> **Recorded information**:
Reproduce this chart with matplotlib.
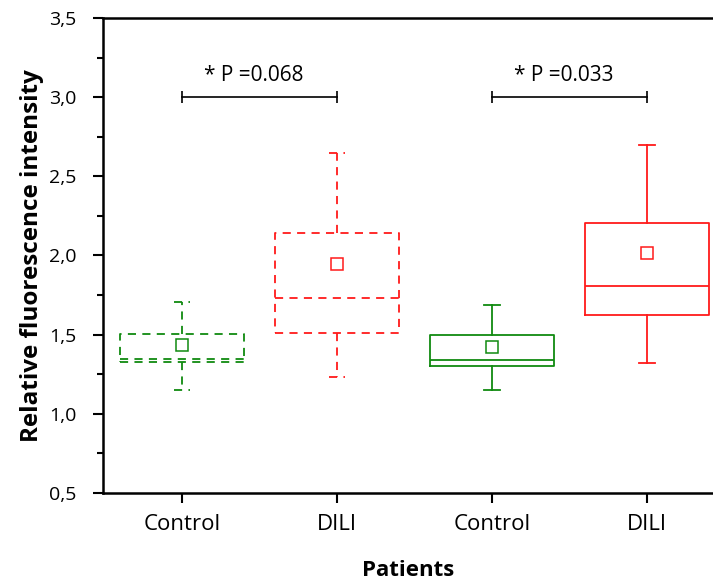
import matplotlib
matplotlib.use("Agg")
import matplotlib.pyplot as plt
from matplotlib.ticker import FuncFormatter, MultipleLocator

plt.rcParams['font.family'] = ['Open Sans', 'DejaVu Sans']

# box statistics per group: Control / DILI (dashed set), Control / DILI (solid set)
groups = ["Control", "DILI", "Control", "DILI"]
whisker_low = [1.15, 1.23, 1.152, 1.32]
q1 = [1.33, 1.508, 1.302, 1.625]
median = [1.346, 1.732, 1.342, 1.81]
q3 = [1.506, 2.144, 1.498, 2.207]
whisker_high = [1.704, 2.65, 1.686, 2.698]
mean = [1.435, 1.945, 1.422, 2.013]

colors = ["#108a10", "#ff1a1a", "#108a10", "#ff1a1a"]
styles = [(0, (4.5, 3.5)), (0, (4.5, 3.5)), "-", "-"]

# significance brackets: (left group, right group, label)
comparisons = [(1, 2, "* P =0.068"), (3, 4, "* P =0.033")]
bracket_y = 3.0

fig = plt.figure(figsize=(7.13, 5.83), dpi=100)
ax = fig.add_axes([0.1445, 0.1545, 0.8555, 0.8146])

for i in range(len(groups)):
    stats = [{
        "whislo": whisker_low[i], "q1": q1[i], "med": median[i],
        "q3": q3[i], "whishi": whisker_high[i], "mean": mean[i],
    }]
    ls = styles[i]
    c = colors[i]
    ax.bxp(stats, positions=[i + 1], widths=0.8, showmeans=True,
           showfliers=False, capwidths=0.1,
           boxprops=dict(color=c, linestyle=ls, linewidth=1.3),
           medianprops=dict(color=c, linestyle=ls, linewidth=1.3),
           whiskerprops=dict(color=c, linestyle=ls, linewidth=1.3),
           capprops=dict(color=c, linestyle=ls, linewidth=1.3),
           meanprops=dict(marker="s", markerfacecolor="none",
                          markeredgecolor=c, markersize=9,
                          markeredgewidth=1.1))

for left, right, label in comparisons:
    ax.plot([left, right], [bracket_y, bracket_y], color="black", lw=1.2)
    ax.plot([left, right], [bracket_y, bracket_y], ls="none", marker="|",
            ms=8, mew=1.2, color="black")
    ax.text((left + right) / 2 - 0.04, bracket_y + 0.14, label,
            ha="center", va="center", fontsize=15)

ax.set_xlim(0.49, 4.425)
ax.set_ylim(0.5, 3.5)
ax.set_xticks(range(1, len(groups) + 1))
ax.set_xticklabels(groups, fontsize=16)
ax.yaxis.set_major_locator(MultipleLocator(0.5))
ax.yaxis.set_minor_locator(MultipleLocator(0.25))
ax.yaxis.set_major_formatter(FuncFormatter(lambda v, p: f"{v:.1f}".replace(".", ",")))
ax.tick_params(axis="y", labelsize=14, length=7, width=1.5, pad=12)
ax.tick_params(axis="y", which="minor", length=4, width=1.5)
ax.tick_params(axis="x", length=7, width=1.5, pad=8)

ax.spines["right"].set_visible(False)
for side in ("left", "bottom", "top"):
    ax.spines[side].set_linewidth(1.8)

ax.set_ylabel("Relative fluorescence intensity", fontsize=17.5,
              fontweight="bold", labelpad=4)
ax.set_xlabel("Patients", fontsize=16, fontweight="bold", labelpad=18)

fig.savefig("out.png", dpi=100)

> **Exercise requirements**: Take the listing and print it again exactly, but without any pictures.

> **Response below**:
Reproduce this chart with matplotlib.
import matplotlib
matplotlib.use("Agg")
import matplotlib.pyplot as plt
from matplotlib.ticker import FuncFormatter, MultipleLocator

plt.rcParams['font.family'] = ['Open Sans', 'DejaVu Sans']

# box statistics per group: Control / DILI (dashed set), Control / DILI (solid set)
groups = ["Control", "DILI", "Control", "DILI"]
whisker_low = [1.15, 1.23, 1.152, 1.32]
q1 = [1.33, 1.508, 1.302, 1.625]
median = [1.346, 1.732, 1.342, 1.81]
q3 = [1.506, 2.144, 1.498, 2.207]
whisker_high = [1.704, 2.65, 1.686, 2.698]
mean = [1.435, 1.945, 1.422, 2.013]

colors = ["#108a10", "#ff1a1a", "#108a10", "#ff1a1a"]
styles = [(0, (4.5, 3.5)), (0, (4.5, 3.5)), "-", "-"]

# significance brackets: (left group, right group, label)
comparisons = [(1, 2, "* P =0.068"), (3, 4, "* P =0.033")]
bracket_y = 3.0

fig = plt.figure(figsize=(7.13, 5.83), dpi=100)
ax = fig.add_axes([0.1445, 0.1545, 0.8555, 0.8146])

for i in range(len(groups)):
    stats = [{
        "whislo": whisker_low[i], "q1": q1[i], "med": median[i],
        "q3": q3[i], "whishi": whisker_high[i], "mean": mean[i],
    }]
    ls = styles[i]
    c = colors[i]
    ax.bxp(stats, positions=[i + 1], widths=0.8, showmeans=True,
           showfliers=False, capwidths=0.1,
           boxprops=dict(color=c, linestyle=ls, linewidth=1.3),
           medianprops=dict(color=c, linestyle=ls, linewidth=1.3),
           whiskerprops=dict(color=c, linestyle=ls, linewidth=1.3),
           capprops=dict(color=c, linestyle=ls, linewidth=1.3),
           meanprops=dict(marker="s", markerfacecolor="none",
                          markeredgecolor=c, markersize=9,
                          markeredgewidth=1.1))

for left, right, label in comparisons:
    ax.plot([left, right], [bracket_y, bracket_y], color="black", lw=1.2)
    ax.plot([left, right], [bracket_y, bracket_y], ls="none", marker="|",
            ms=8, mew=1.2, color="black")
    ax.text((left + right) / 2 - 0.04, bracket_y + 0.14, label,
            ha="center", va="center", fontsize=15)

ax.set_xlim(0.49, 4.425)
ax.set_ylim(0.5, 3.5)
ax.set_xticks(range(1, len(groups) + 1))
ax.set_xticklabels(groups, fontsize=16)
ax.yaxis.set_major_locator(MultipleLocator(0.5))
ax.yaxis.set_minor_locator(MultipleLocator(0.25))
ax.yaxis.set_major_formatter(FuncFormatter(lambda v, p: f"{v:.1f}".replace(".", ",")))
ax.tick_params(axis="y", labelsize=14, length=7, width=1.5, pad=12)
ax.tick_params(axis="y", which="minor", length=4, width=1.5)
ax.tick_params(axis="x", length=7, width=1.5, pad=8)

ax.spines["right"].set_visible(False)
for side in ("left", "bottom", "top"):
    ax.spines[side].set_linewidth(1.8)

ax.set_ylabel("Relative fluorescence intensity", fontsize=17.5,
              fontweight="bold", labelpad=4)
ax.set_xlabel("Patients", fontsize=16, fontweight="bold", labelpad=18)

fig.savefig("out.png", dpi=100)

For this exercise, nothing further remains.